It's Not a "Labor Shortage" - It's a Wage Shortage
It's crucial to debunk the anecdote-laden myth of a "massive labor shortage" that's resulting in the premature cutting of essential pandemic-relief benefits
Publisher’s Riff
A wave of 21 states thus far have decided to shut down extended federal unemployment benefits, the extra $300-a-week that have helped carry many of their residents through a pandemic economy that’s not fully recovered. The reason: “generous unemployment benefits” (which is a constant and very misleading media refrain based on acceptable societal stinginess) are keeping people at home and thus driving a critical “labor shortage.”
With so many states axing federal unemployment benefits - which were set to expire in September - there has been little counter-narrative to push back against an assumption based on anxious anecdotes versus what data show.
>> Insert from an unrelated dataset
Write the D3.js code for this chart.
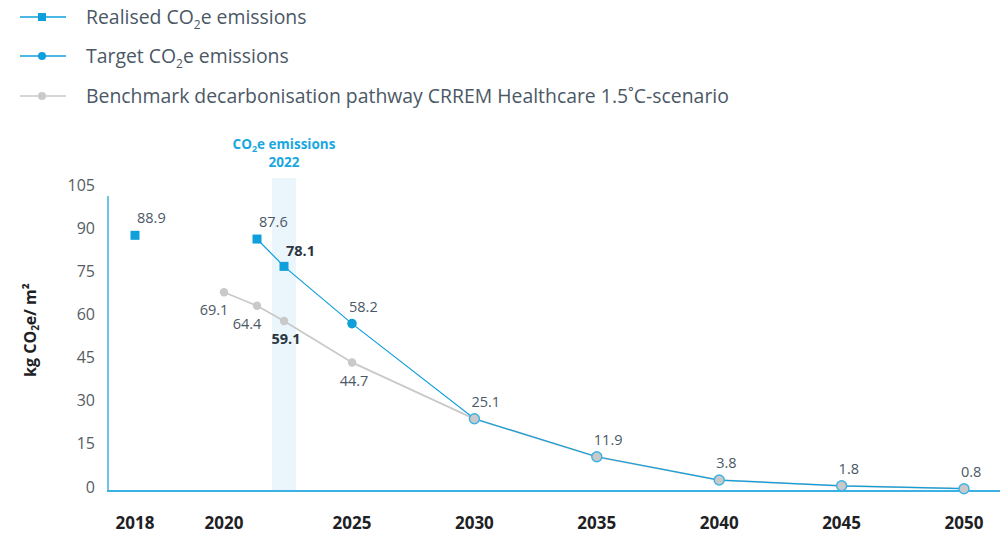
<!DOCTYPE html>
<html>
<head>
<meta charset="utf-8">
<script src="https://cdn.jsdelivr.net/npm/d3@7"></script>
<style>
  body { margin: 0; background: #fff; }
  svg { display: block; font-family: "Open Sans", sans-serif; }
</style>
</head>
<body>
<svg id="chart"></svg>
<script>
var realisedYears = [2018, 2021, 2022];
var realisedValues = [88.9, 87.6, 78.1];
var targetYears = [2025, 2030, 2035, 2040, 2045, 2050];
var targetValues = [58.2, 25.1, 11.9, 3.8, 1.8, 0.8];
var benchmarkYears = [2020, 2021, 2022, 2025, 2030, 2035, 2040, 2045, 2050];
var benchmarkValues = [69.1, 64.4, 59.1, 44.7, 25.1, 11.9, 3.8, 1.8, 0.8];
var xTicks = [2018, 2020, 2025, 2030, 2035, 2040, 2045, 2050];
var yTicks = [0, 15, 30, 45, 60, 75, 90, 105];
var highlightYear = 2022;

var blue = "#0f9fdb",
    axisBlue = "#3cb2e4",
    grey = "#c9c9c9",
    textCol = "#4b5866",
    darkText = "#2b3540";

var width = 1005,
    height = 534;

var svg = d3.select("#chart").attr("width", width).attr("height", height);

// x is piecewise: 2018 sits apart, early years are spread a bit wider
var x = d3.scaleLinear()
    .domain([2018, 2020, 2021, 2022, 2025, 2050])
    .range([135, 224, 257, 284, 352, 964]);
var y = d3.scaleLinear().domain([0, 105]).range([491, 189]);

function zip(years, values) {
    return years.map(function(d, i) { return { year: d, value: values[i] }; });
}
var realised = zip(realisedYears, realisedValues);
var target = zip(targetYears, targetValues);
var benchmark = zip(benchmarkYears, benchmarkValues);

// legend
var legend = [
    { label: "Realised CO", sub: "2", rest: "e emissions", shape: "square", color: blue },
    { label: "Target CO", sub: "2", rest: "e emissions", shape: "circle", color: blue },
    { label: "Benchmark decarbonisation pathway CRREM Healthcare 1.5\u02DAC-scenario", sub: "", rest: "", shape: "circle", color: grey }
];
var lg = svg.append("g").selectAll("g").data(legend).enter().append("g")
    .attr("transform", function(d, i) { return "translate(0," + [17, 56, 96][i] + ")"; });
lg.append("line").attr("x1", 20).attr("x2", 66).attr("stroke", function(d) { return d.color; })
    .attr("stroke-width", 1.5);
lg.each(function(d) {
    var g = d3.select(this);
    if (d.shape == "square")
        g.append("rect").attr("x", 38).attr("y", -4).attr("width", 8).attr("height", 8).attr("fill", d.color);
    else
        g.append("circle").attr("cx", 42).attr("r", 4).attr("fill", d.color);
    var t = g.append("text").attr("x", 86).attr("dy", "0.35em").attr("fill", textCol)
        .style("font-size", "19.4px").text(d.label);
    if (d.sub) {
        t.append("tspan").attr("dy", 5).style("font-size", "12px").text(d.sub);
        t.append("tspan").attr("dy", -5).text(d.rest);
    }
});

// 2022 highlight band
svg.append("rect")
    .attr("x", x(highlightYear) - 12).attr("y", 178)
    .attr("width", 24).attr("height", y(0) - 178)
    .attr("fill", "#eaf5fc");
var hl = svg.append("text").attr("text-anchor", "middle").attr("fill", "#1aa7df")
    .style("font-size", "13.5px").style("font-weight", "bold");
hl.append("tspan").attr("x", x(highlightYear)).attr("y", 149).text("CO");
hl.append("tspan").attr("dy", 3).style("font-size", "9px").text("2");
hl.append("tspan").attr("dy", -3).text("e emissions");
hl.append("tspan").attr("x", x(highlightYear)).attr("y", 167).text(highlightYear);

// axes
svg.append("line").attr("x1", 108).attr("x2", 108).attr("y1", 196).attr("y2", y(0))
    .attr("stroke", axisBlue).attr("stroke-width", 1.5);
svg.append("line").attr("x1", 107).attr("x2", 1000).attr("y1", y(0)).attr("y2", y(0))
    .attr("stroke", axisBlue).attr("stroke-width", 2);

svg.append("g").selectAll("text").data(yTicks).enter().append("text")
    .attr("x", 95).attr("y", function(d) { return y(d) - 4; })
    .attr("dy", "0.35em").attr("text-anchor", "end")
    .attr("fill", "#555c63").style("font-size", "16px")
    .text(function(d) { return d; });

svg.append("g").selectAll("text").data(xTicks).enter().append("text")
    .attr("x", function(d) { return x(d); }).attr("y", 523)
    .attr("dy", "0.35em").attr("text-anchor", "middle")
    .attr("fill", "#1e2124").style("font-size", "17px").style("font-weight", "bold")
    .text(function(d) { return d; });

var yt = svg.append("text")
    .attr("transform", "translate(36,330) rotate(-90)")
    .attr("text-anchor", "middle").attr("fill", "#1e2124")
    .style("font-size", "16px").style("font-weight", "bold");
yt.append("tspan").text("kg CO");
yt.append("tspan").attr("dy", 3).style("font-size", "10px").text("2");
yt.append("tspan").attr("dy", -3).text("e/ m\u00B2");

// lines
var line = d3.line().x(function(d) { return x(d.year); }).y(function(d) { return y(d.value); });
svg.append("path").datum(benchmark).attr("d", line)
    .attr("fill", "none").attr("stroke", grey).attr("stroke-width", 1.8);
var bluePath = realised.filter(function(d) { return d.year > 2018; }).concat(target);
svg.append("path").datum(bluePath).attr("d", line)
    .attr("fill", "none").attr("stroke", blue).attr("stroke-width", 1.2);

// markers
function shared(d) {
    return targetYears.indexOf(d.year) >= 0 && targetValues[targetYears.indexOf(d.year)] == d.value;
}
svg.append("g").selectAll("circle").data(benchmark).enter().append("circle")
    .attr("cx", function(d) { return x(d.year); }).attr("cy", function(d) { return y(d.value); })
    .attr("r", function(d) { return shared(d) ? 5 : 4.2; })
    .attr("fill", grey)
    .attr("stroke", function(d) { return shared(d) ? axisBlue : "none"; })
    .attr("stroke-width", 1.4);
svg.append("g").selectAll("circle").data(target.filter(function(d) {
        return benchmarkValues[benchmarkYears.indexOf(d.year)] != d.value;
    })).enter().append("circle")
    .attr("cx", function(d) { return x(d.year); }).attr("cy", function(d) { return y(d.value); })
    .attr("r", 4.8).attr("fill", blue);
svg.append("g").selectAll("rect").data(realised).enter().append("rect")
    .attr("x", function(d) { return x(d.year) - 4.5; }).attr("y", function(d) { return y(d.value) - 4.5; })
    .attr("width", 9).attr("height", 9).attr("fill", blue);

// value labels
function fmt(d) { return d3.format(".1f")(d.value); }
function isBold(d) { return d.year == highlightYear; }

svg.append("g").selectAll("text").data(realised.concat(target)).enter().append("text")
    .attr("x", function(d) { return x(d.year) + (d.year <= highlightYear ? 2 : -3); })
    .attr("y", function(d) { return y(d.value) - (d.year == highlightYear ? 15 : 17); })
    .attr("dy", "0.35em")
    .attr("fill", function(d) { return isBold(d) ? darkText : textCol; })
    .style("font-size", "14.5px")
    .style("font-weight", function(d) { return isBold(d) ? "bold" : "normal"; })
    .text(fmt);

svg.append("g").selectAll("text").data(benchmark.filter(function(d) { return !shared(d); })).enter().append("text")
    .attr("x", function(d) { return x(d.year) + (d.year < highlightYear ? -10 : 2); })
    .attr("y", function(d) { return y(d.value) + 18; })
    .attr("dy", "0.35em").attr("text-anchor", "middle")
    .attr("fill", function(d) { return isBold(d) ? darkText : textCol; })
    .style("font-size", "14.5px")
    .style("font-weight", function(d) { return isBold(d) ? "bold" : "normal"; })
    .text(fmt);
</script>
</body>
</html>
That will lead to more states either outright rejecting federal benefits or claiming (as in the case of Pennsylvania) that specific types of extended relief are no longer needed due to signs of fewer unemployed people. Yet, there is no real “labor shortage” happening: workers are rejecting wage and benefit shortages in a market filled with too many low-wage jobs. Many workers have calculated that they’re in an even more precarious state if forced to take a low-wage and high health risk job (with few or non-existent benefits) that can’t keep up with current costs of living. Hence, is it worth the risk? Economic Policy Institute’s Heidi Sheirholz lays out a beautiful rebuttal of the dominant “labor shortage” theme ..
One question people raise is whether the expanded pandemic unemployment benefits keep workers from taking jobs. Right now, for example, unemployed workers who receive unemployment insurance benefits get not just the (very meager) level of benefits they would get under normal benefits formulas, but an additional $300 a week. That means that some very low-wage workers—like many restaurant workers—may receive more in unemployment benefits than they would at a job. Is this making jobs hard to fill? There was a lot of fuss about this same question a year ago, when workers were getting a $600 additional benefit a week. There were several rigorous papers that looked at this question, and they all found extremely limited labor supply effects of that additional weekly benefit. If the $600 a week wasn’t keeping people from taking jobs then, it’s hard to imagine that a benefit half that large is having that effect now.
Sheirholz also makes another important point that should raise concern and also further obliterates the “labor shortage” argument …
[T]here are far more unemployed people than available jobs in the current labor market. In the latest data on job openings, there were nearly 40% more unemployed workers than job openings overall, and more than 80% more unemployed workers than job openings in the leisure and hospitality sector.
Wage Growth
Wage shortages were always a big problem long before pandemic. First: with the federal minimum wage standard still set at $7.25/hour, there’s not much policy push on employers to raise wages in industries already suffering from sub-standard wages. Second: the current conversation on “labor shortages” could present a major opportunity for public discourse to understand how truly obscene current wage shortages are, particulary at a time of increased living costs and other pressures. But, more importantly, we should be having a discussion on how much U.S. productivity has spiked over the past several decades while wages have, generally, remained flat. When that gap is illustrated, it’s just striking and quite sobering to look at …
This is why clear cut data is absolutely important in conversations like this versus a tendency to embrace anecdotes. There are certain interests at work who seem eager to have workers earn as little as possible while having their purses/pockets simultaneously squeezed by increasingly harder living. Many workers seemed to have, instinctively, caught on to that and almost triggered a movement moment. That moment will now be short-lived. Removing a crucial survival layer of additional unemployment benefits is not an experiment in whether or not those same benefits are a drag on the labor market. It is, instead, a cruel form of forced take-it-or-go-hungry labor not too far removed from its cousin, slavery.